• **Exercise prompt**
Transcribe the whole listing below without changing a word, but leave out every image.
════
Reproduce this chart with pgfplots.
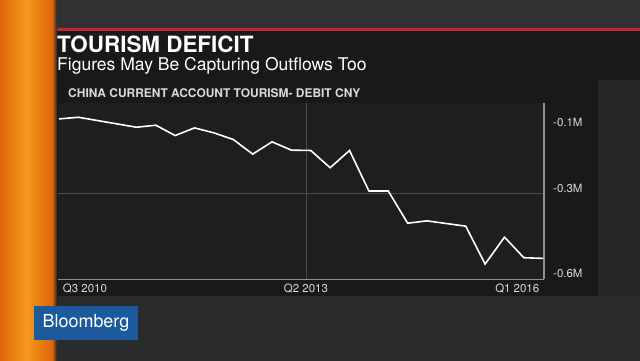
\documentclass[border=0pt]{standalone}
\usepackage{fontspec}
\setmainfont{TeX Gyre Heros}
\usepackage{pgfplots}
\pgfplotsset{compat=1.18}
\definecolor{orangeA}{HTML}{E0660A}
\definecolor{orangeB}{HTML}{F49A1E}
\definecolor{bgdark}{HTML}{242527}
\definecolor{bglow}{HTML}{2A2B2C}
\definecolor{topgray}{HTML}{303132}
\definecolor{band}{HTML}{19191B}
\definecolor{panel}{HTML}{18191B}
\definecolor{plotbg}{HTML}{1D1E20}
\definecolor{rightgray}{HTML}{252628}
\definecolor{bbred}{HTML}{C3262B}
\definecolor{bbblue}{HTML}{1C5A9C}
\definecolor{gridgray}{HTML}{4A4B4D}
\definecolor{axisgray}{HTML}{8E8F91}
\definecolor{labelgray}{HTML}{DADADA}
\pgfplotstableread{
i   v
0   -0.076
1   -0.071
2   -0.081
3   -0.091
4   -0.101
5   -0.095
6   -0.126
7   -0.103
8   -0.118
9   -0.138
10  -0.182
11  -0.145
12  -0.170
13  -0.171
14  -0.223
15  -0.171
16  -0.293
17  -0.293
18  -0.390
19  -0.383
20  -0.391
21  -0.399
22  -0.513
23  -0.432
24  -0.494
25  -0.496
}\tourism
\begin{document}
\begin{tikzpicture}[x=1bp,y=1bp]
\useasboundingbox (0,0) rectangle (640,360);
% backgrounds
\shade[top color=bgdark, bottom color=bglow] (0,0) rectangle (640,360);
\fill[topgray] (0,331) rectangle (640,360);
\fill[rightgray] (598,64) rectangle (640,280);
\fill[band] (55,280) rectangle (640,331);
\fill[panel] (57,64) rectangle (598,280);
\fill[bbred] (55,329) rectangle (640,332);
% orange strip
\shade[left color=orangeA, right color=orangeA, middle color=orangeB] (0,0) rectangle (52,360);
\shade[left color=orangeA, right color=bgdark] (52,0) rectangle (57,360);
% titles
\node[anchor=base west, inner sep=0pt, text=white, font=\fontsize{22.5}{24}\selectfont\bfseries] at (57,308) {TOURISM DEFICIT};
\node[anchor=base west, inner sep=0pt, text=white, font=\fontsize{17.6}{19}\selectfont] at (57,290) {Figures May Be Capturing Outflows Too};
\node[anchor=base west, inner sep=0pt, text=labelgray, font=\fontsize{12}{14}\selectfont\bfseries] at (68,262.5) {CHINA CURRENT ACCOUNT TOURISM- DEBIT CNY};
% Bloomberg logo
\fill[bbblue] (34,20) rectangle (138,54);
\node[inner sep=0pt, text=white, font=\fontsize{18}{20}\selectfont] at (86,37.5) {Bloomberg};
\begin{axis}[
  at={(58bp,80.7bp)}, anchor=south west,
  scale only axis, width=486bp, height=176.3bp,
  xmin=-0.05, xmax=25.04, ymin=-0.559, ymax=-0.028,
  axis background/.style={fill=plotbg},
  axis x line*=bottom, axis y line*=right,
  axis line style={color=axisgray, line width=1.3bp},
  major tick length=0pt,
  xtick={12.75}, xticklabels={Q2 2013},
  xmajorgrids, ymajorgrids,
  grid style={color=gridgray, line width=0.8bp},
  extra x ticks={0,25},
  extra x tick labels={\makebox[0pt][l]{\hspace{4bp}Q3 2010},\makebox[0pt][r]{Q1 2016\hspace{4bp}}},
  extra x tick style={grid=none},
  xticklabel style={anchor=north, inner sep=0pt, yshift=-4bp, text=labelgray, font=\fontsize{11.5}{13}\selectfont},
  ytick={-0.3}, yticklabels={\empty},
  extra y ticks={-0.085,-0.284,-0.54},
  extra y tick labels={-0.1M,-0.3M,-0.6M},
  extra y tick style={grid=none},
  yticklabel style={anchor=west, inner sep=0pt, xshift=9bp, text=labelgray, font=\fontsize{11.5}{13}\selectfont},
  clip=false,
]
\addplot[white, line width=1.6bp, line join=miter] table[x=i, y=v] {\tourism};
\end{axis}
\end{tikzpicture}
\end{document}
════
• **Solution below**
Reproduce this chart with pgfplots.
\documentclass[border=0pt]{standalone}
\usepackage{fontspec}
\setmainfont{TeX Gyre Heros}
\usepackage{pgfplots}
\pgfplotsset{compat=1.18}
\definecolor{orangeA}{HTML}{E0660A}
\definecolor{orangeB}{HTML}{F49A1E}
\definecolor{bgdark}{HTML}{242527}
\definecolor{bglow}{HTML}{2A2B2C}
\definecolor{topgray}{HTML}{303132}
\definecolor{band}{HTML}{19191B}
\definecolor{panel}{HTML}{18191B}
\definecolor{plotbg}{HTML}{1D1E20}
\definecolor{rightgray}{HTML}{252628}
\definecolor{bbred}{HTML}{C3262B}
\definecolor{bbblue}{HTML}{1C5A9C}
\definecolor{gridgray}{HTML}{4A4B4D}
\definecolor{axisgray}{HTML}{8E8F91}
\definecolor{labelgray}{HTML}{DADADA}
\pgfplotstableread{
i   v
0   -0.076
1   -0.071
2   -0.081
3   -0.091
4   -0.101
5   -0.095
6   -0.126
7   -0.103
8   -0.118
9   -0.138
10  -0.182
11  -0.145
12  -0.170
13  -0.171
14  -0.223
15  -0.171
16  -0.293
17  -0.293
18  -0.390
19  -0.383
20  -0.391
21  -0.399
22  -0.513
23  -0.432
24  -0.494
25  -0.496
}\tourism
\begin{document}
\begin{tikzpicture}[x=1bp,y=1bp]
\useasboundingbox (0,0) rectangle (640,360);
% backgrounds
\shade[top color=bgdark, bottom color=bglow] (0,0) rectangle (640,360);
\fill[topgray] (0,331) rectangle (640,360);
\fill[rightgray] (598,64) rectangle (640,280);
\fill[band] (55,280) rectangle (640,331);
\fill[panel] (57,64) rectangle (598,280);
\fill[bbred] (55,329) rectangle (640,332);
% orange strip
\shade[left color=orangeA, right color=orangeA, middle color=orangeB] (0,0) rectangle (52,360);
\shade[left color=orangeA, right color=bgdark] (52,0) rectangle (57,360);
% titles
\node[anchor=base west, inner sep=0pt, text=white, font=\fontsize{22.5}{24}\selectfont\bfseries] at (57,308) {TOURISM DEFICIT};
\node[anchor=base west, inner sep=0pt, text=white, font=\fontsize{17.6}{19}\selectfont] at (57,290) {Figures May Be Capturing Outflows Too};
\node[anchor=base west, inner sep=0pt, text=labelgray, font=\fontsize{12}{14}\selectfont\bfseries] at (68,262.5) {CHINA CURRENT ACCOUNT TOURISM- DEBIT CNY};
% Bloomberg logo
\fill[bbblue] (34,20) rectangle (138,54);
\node[inner sep=0pt, text=white, font=\fontsize{18}{20}\selectfont] at (86,37.5) {Bloomberg};
\begin{axis}[
  at={(58bp,80.7bp)}, anchor=south west,
  scale only axis, width=486bp, height=176.3bp,
  xmin=-0.05, xmax=25.04, ymin=-0.559, ymax=-0.028,
  axis background/.style={fill=plotbg},
  axis x line*=bottom, axis y line*=right,
  axis line style={color=axisgray, line width=1.3bp},
  major tick length=0pt,
  xtick={12.75}, xticklabels={Q2 2013},
  xmajorgrids, ymajorgrids,
  grid style={color=gridgray, line width=0.8bp},
  extra x ticks={0,25},
  extra x tick labels={\makebox[0pt][l]{\hspace{4bp}Q3 2010},\makebox[0pt][r]{Q1 2016\hspace{4bp}}},
  extra x tick style={grid=none},
  xticklabel style={anchor=north, inner sep=0pt, yshift=-4bp, text=labelgray, font=\fontsize{11.5}{13}\selectfont},
  ytick={-0.3}, yticklabels={\empty},
  extra y ticks={-0.085,-0.284,-0.54},
  extra y tick labels={-0.1M,-0.3M,-0.6M},
  extra y tick style={grid=none},
  yticklabel style={anchor=west, inner sep=0pt, xshift=9bp, text=labelgray, font=\fontsize{11.5}{13}\selectfont},
  clip=false,
]
\addplot[white, line width=1.6bp, line join=miter] table[x=i, y=v] {\tourism};
\end{axis}
\end{tikzpicture}
\end{document}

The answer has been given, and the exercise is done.